Superintendent Named at SCI Pittsburgh

HARRISBURG – Joel S. Dickson, a 10-year corrections and 26-year U.S. Army veteran, has been named superintendent of the State Correctional Institution at Pittsburgh. The appointment is effective April 11.

“I have known Joel for many years and can honestly say that he is a man of honor, integrity and dignity,” said Corrections Secretary Jeffrey A.
Beard, Ph.D. “Joel has served his country and this commonwealth in an exceptional way, and I am confident that he will lead SCI Pittsburgh through its reopening and operation over the next several years in the same manner.”

Dickson began his corrections career as a deputy superintendent for internal security at SCI Pittsburgh in July 1998. Since then, he has served as deputy superintendent for centralized services and deputy superintendent for facility management, both at SCI Pittsburgh. In August 2003, he transferred to SCI Rockview to serve as deputy superintendent for facility management.

Dickson has an extensive military career, having attained the rank of major in the U.S. Army from 1972 to 1989. In July 1989, he was promoted to lieutenant colonel and commander of the 97th Military Police Battalion. In July 1991, he served as the chief of the Military Police Branch of the U.S. Army Personnel Command. Dickson was a student at the U.S. Army War College in Carlisle from 1993 to 1994. From August 1994 to December 1996, he served as colonel and command provost marshal in the U.S. Army Material Command. His last tour of duty was as colonel and chief of the U.S. Army Force Protection Assistance Team, operating out of the Pentagon from 1997 to 1998.

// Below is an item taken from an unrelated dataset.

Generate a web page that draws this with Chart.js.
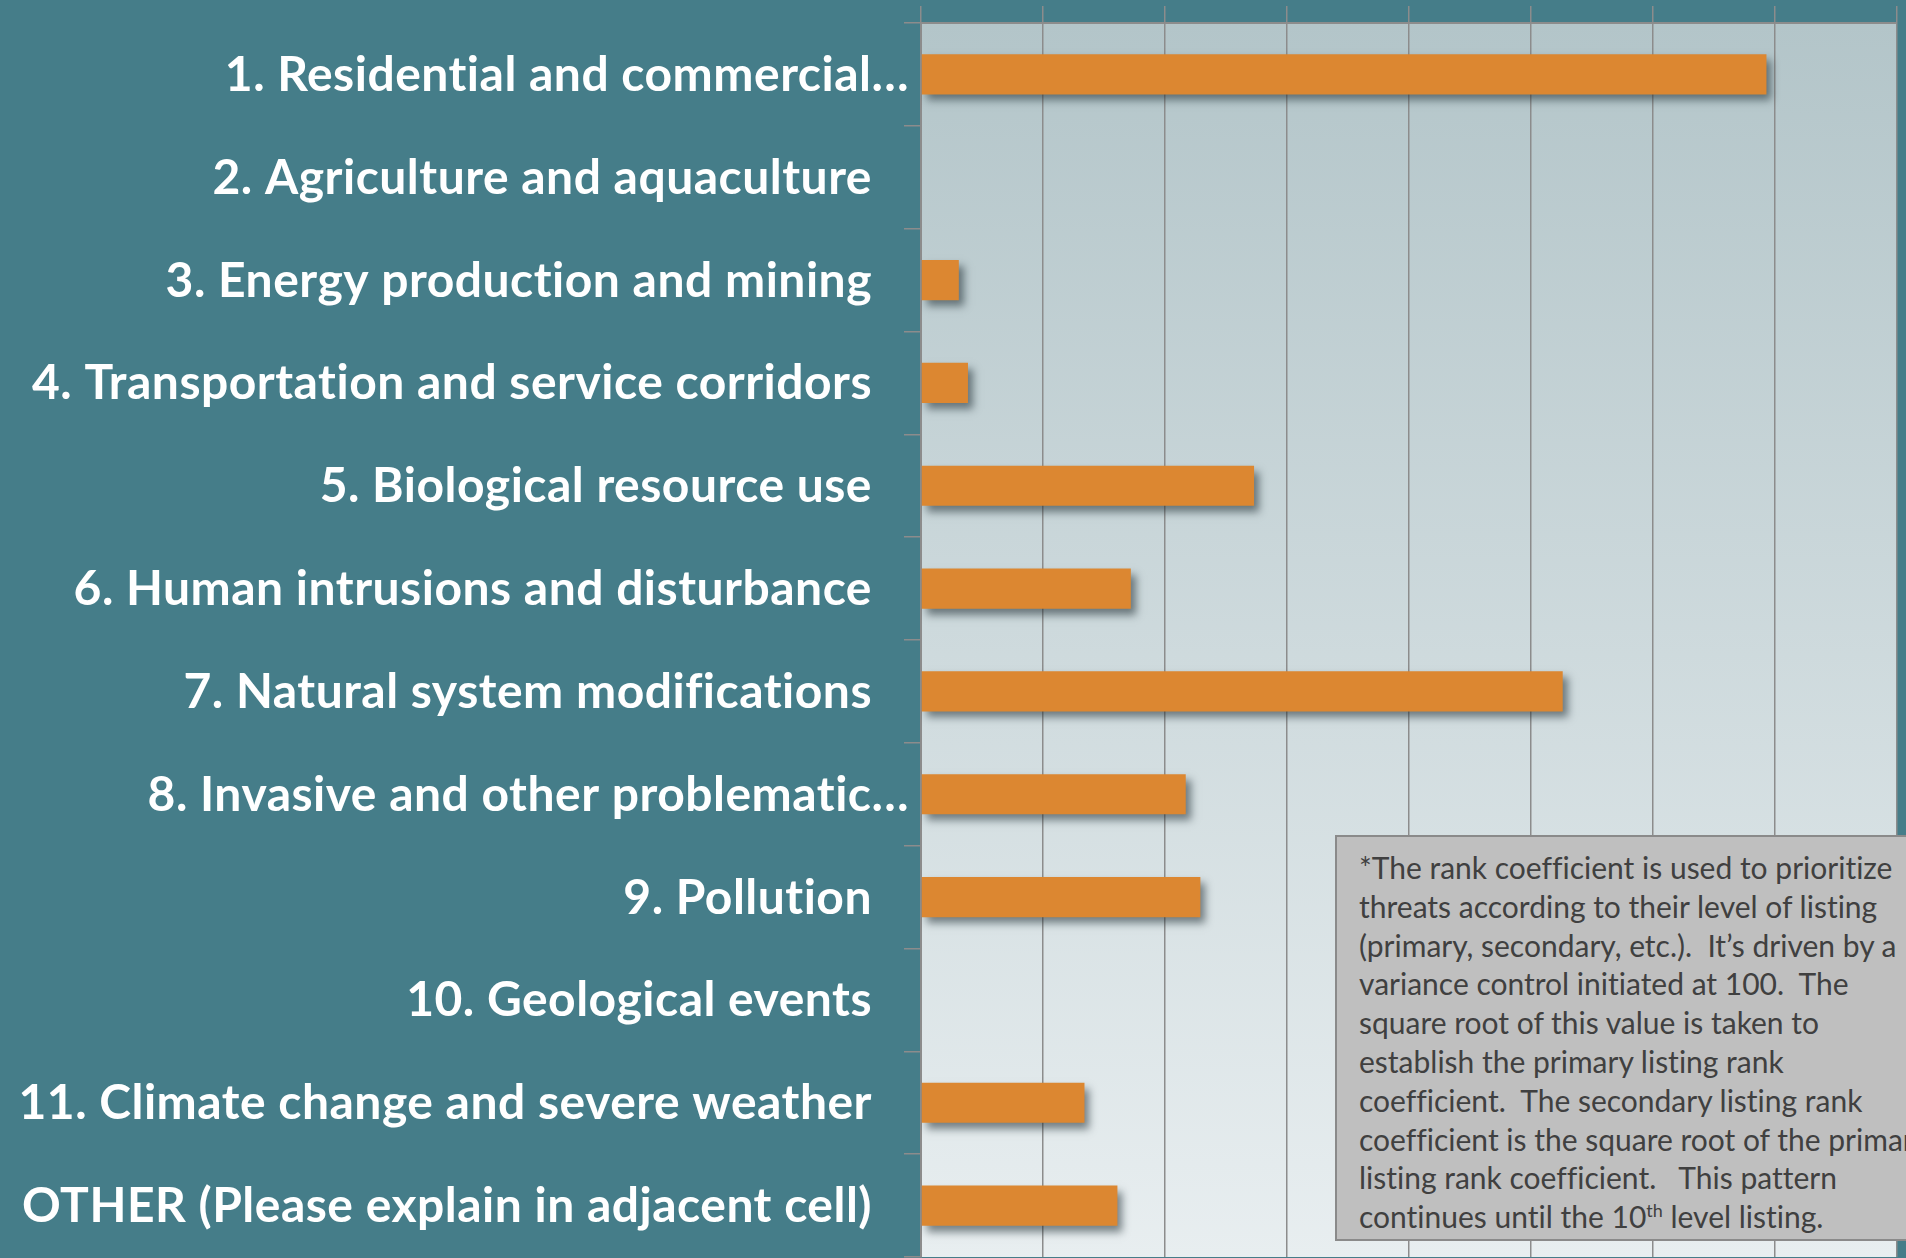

SCI Pittsburgh, also known locally as “Western Pen,” opened in 1882.

In 2005, the prison was “mothballed” and kept in running order in case the state prison system’s inmate population rose to a level where the prison may need to be temporarily reopened.

Earlier this year, faced with an increasing inmate population, officials announced that the prison would be reopened around July 2007 and
that it would initially house 750 minimum- to lower-medium security inmates.

An additional 750 inmates could be added by the end of 2007, bringing the overall prison population to 1,500 inmates. The prison will house minimum- to lower-medium security offenders with substance abuse problems and who would be returning to the western part of the state after incarceration. Officials are in the process of readying certain portions of the prison for operation.